▶ [GIVEN INSTRUCTION]:
Only the lines from the start of the data below through the line that contains "fig = go.Figure()" are to be copied, exactly and without pictures.

▼▼▼

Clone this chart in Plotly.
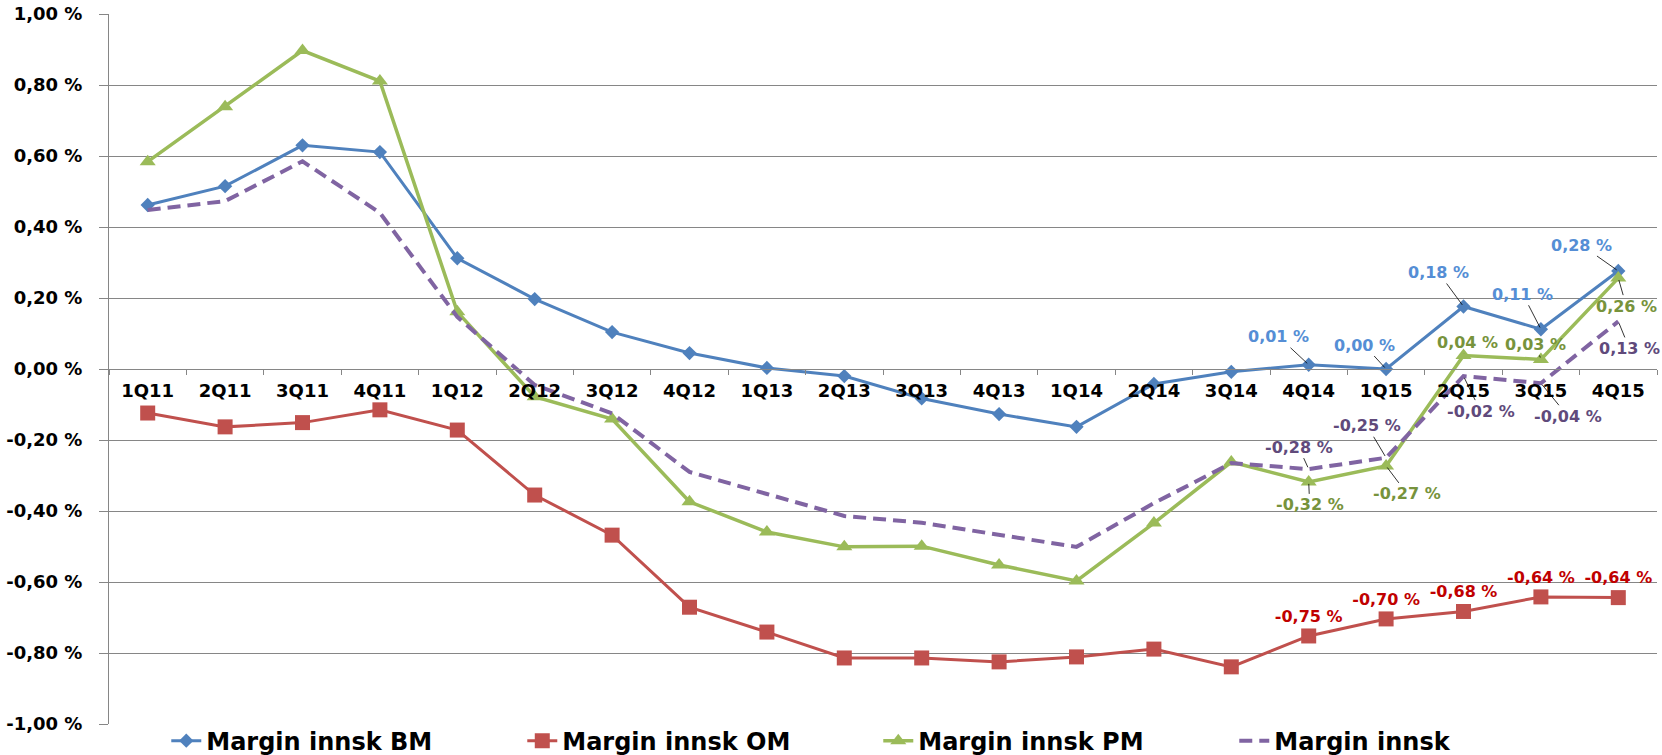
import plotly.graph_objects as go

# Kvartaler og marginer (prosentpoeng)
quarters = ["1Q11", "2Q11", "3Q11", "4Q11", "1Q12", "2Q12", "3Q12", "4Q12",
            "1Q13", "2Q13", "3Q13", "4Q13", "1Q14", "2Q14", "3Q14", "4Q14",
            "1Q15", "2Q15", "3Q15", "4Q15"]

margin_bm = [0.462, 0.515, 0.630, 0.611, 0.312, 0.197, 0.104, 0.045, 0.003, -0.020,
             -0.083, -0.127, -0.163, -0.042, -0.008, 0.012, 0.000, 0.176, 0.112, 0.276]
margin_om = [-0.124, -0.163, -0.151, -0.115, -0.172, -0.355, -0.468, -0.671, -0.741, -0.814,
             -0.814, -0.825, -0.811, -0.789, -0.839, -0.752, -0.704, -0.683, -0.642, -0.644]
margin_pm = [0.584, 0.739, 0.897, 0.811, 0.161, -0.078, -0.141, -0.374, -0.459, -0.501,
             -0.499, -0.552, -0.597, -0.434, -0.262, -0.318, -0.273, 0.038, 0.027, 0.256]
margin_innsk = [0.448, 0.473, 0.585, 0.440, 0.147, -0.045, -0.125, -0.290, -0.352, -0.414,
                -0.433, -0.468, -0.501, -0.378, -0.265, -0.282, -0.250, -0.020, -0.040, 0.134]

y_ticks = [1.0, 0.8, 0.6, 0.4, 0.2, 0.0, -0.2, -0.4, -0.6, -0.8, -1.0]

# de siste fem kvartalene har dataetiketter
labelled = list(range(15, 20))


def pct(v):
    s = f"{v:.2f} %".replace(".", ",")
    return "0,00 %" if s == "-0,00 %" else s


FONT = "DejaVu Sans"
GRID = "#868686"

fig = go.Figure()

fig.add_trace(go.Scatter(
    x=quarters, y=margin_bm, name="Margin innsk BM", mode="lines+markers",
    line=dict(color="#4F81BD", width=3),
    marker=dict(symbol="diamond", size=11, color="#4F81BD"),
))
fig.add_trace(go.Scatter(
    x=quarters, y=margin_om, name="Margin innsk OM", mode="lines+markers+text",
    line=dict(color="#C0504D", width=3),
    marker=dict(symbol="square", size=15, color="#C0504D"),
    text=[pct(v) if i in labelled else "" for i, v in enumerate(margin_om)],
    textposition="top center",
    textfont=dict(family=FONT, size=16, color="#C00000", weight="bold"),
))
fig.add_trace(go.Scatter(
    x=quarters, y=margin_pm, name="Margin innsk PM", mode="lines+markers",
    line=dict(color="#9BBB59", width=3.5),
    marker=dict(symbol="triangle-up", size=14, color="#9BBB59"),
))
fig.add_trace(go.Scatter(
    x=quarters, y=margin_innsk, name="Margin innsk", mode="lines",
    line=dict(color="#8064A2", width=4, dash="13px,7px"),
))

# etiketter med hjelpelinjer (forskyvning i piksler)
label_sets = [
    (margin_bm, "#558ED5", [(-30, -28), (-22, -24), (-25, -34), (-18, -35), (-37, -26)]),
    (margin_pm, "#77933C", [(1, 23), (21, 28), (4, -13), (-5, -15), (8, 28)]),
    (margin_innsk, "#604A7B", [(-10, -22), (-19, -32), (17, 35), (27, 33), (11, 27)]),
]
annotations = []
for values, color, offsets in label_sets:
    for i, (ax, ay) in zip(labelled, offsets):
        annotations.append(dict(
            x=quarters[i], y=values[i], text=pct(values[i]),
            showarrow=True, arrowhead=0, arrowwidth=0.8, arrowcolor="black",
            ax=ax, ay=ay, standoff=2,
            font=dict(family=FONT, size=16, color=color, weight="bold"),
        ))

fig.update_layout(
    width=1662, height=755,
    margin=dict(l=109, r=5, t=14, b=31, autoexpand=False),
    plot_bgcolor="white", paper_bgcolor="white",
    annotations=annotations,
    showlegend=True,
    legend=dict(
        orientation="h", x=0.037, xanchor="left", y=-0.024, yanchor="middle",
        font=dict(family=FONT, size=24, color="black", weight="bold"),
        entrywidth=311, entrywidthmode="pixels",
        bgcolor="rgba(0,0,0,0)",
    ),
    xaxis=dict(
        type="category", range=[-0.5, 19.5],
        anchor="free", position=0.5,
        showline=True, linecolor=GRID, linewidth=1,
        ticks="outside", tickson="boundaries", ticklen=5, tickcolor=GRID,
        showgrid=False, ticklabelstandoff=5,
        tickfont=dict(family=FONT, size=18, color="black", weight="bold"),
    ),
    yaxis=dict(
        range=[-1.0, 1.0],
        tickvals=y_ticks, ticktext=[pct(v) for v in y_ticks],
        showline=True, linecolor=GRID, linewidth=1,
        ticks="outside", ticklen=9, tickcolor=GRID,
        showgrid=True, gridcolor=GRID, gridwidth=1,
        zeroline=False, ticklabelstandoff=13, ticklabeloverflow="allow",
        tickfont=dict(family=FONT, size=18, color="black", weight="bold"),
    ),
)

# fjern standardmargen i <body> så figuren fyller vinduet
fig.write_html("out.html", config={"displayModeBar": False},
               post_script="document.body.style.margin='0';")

▲▲▲

▶ [RESPONSE TO THE EXERCISE]:
Clone this chart in Plotly.
import plotly.graph_objects as go

# Kvartaler og marginer (prosentpoeng)
quarters = ["1Q11", "2Q11", "3Q11", "4Q11", "1Q12", "2Q12", "3Q12", "4Q12",
            "1Q13", "2Q13", "3Q13", "4Q13", "1Q14", "2Q14", "3Q14", "4Q14",
            "1Q15", "2Q15", "3Q15", "4Q15"]

margin_bm = [0.462, 0.515, 0.630, 0.611, 0.312, 0.197, 0.104, 0.045, 0.003, -0.020,
             -0.083, -0.127, -0.163, -0.042, -0.008, 0.012, 0.000, 0.176, 0.112, 0.276]
margin_om = [-0.124, -0.163, -0.151, -0.115, -0.172, -0.355, -0.468, -0.671, -0.741, -0.814,
             -0.814, -0.825, -0.811, -0.789, -0.839, -0.752, -0.704, -0.683, -0.642, -0.644]
margin_pm = [0.584, 0.739, 0.897, 0.811, 0.161, -0.078, -0.141, -0.374, -0.459, -0.501,
             -0.499, -0.552, -0.597, -0.434, -0.262, -0.318, -0.273, 0.038, 0.027, 0.256]
margin_innsk = [0.448, 0.473, 0.585, 0.440, 0.147, -0.045, -0.125, -0.290, -0.352, -0.414,
                -0.433, -0.468, -0.501, -0.378, -0.265, -0.282, -0.250, -0.020, -0.040, 0.134]

y_ticks = [1.0, 0.8, 0.6, 0.4, 0.2, 0.0, -0.2, -0.4, -0.6, -0.8, -1.0]

# de siste fem kvartalene har dataetiketter
labelled = list(range(15, 20))


def pct(v):
    s = f"{v:.2f} %".replace(".", ",")
    return "0,00 %" if s == "-0,00 %" else s


FONT = "DejaVu Sans"
GRID = "#868686"

fig = go.Figure()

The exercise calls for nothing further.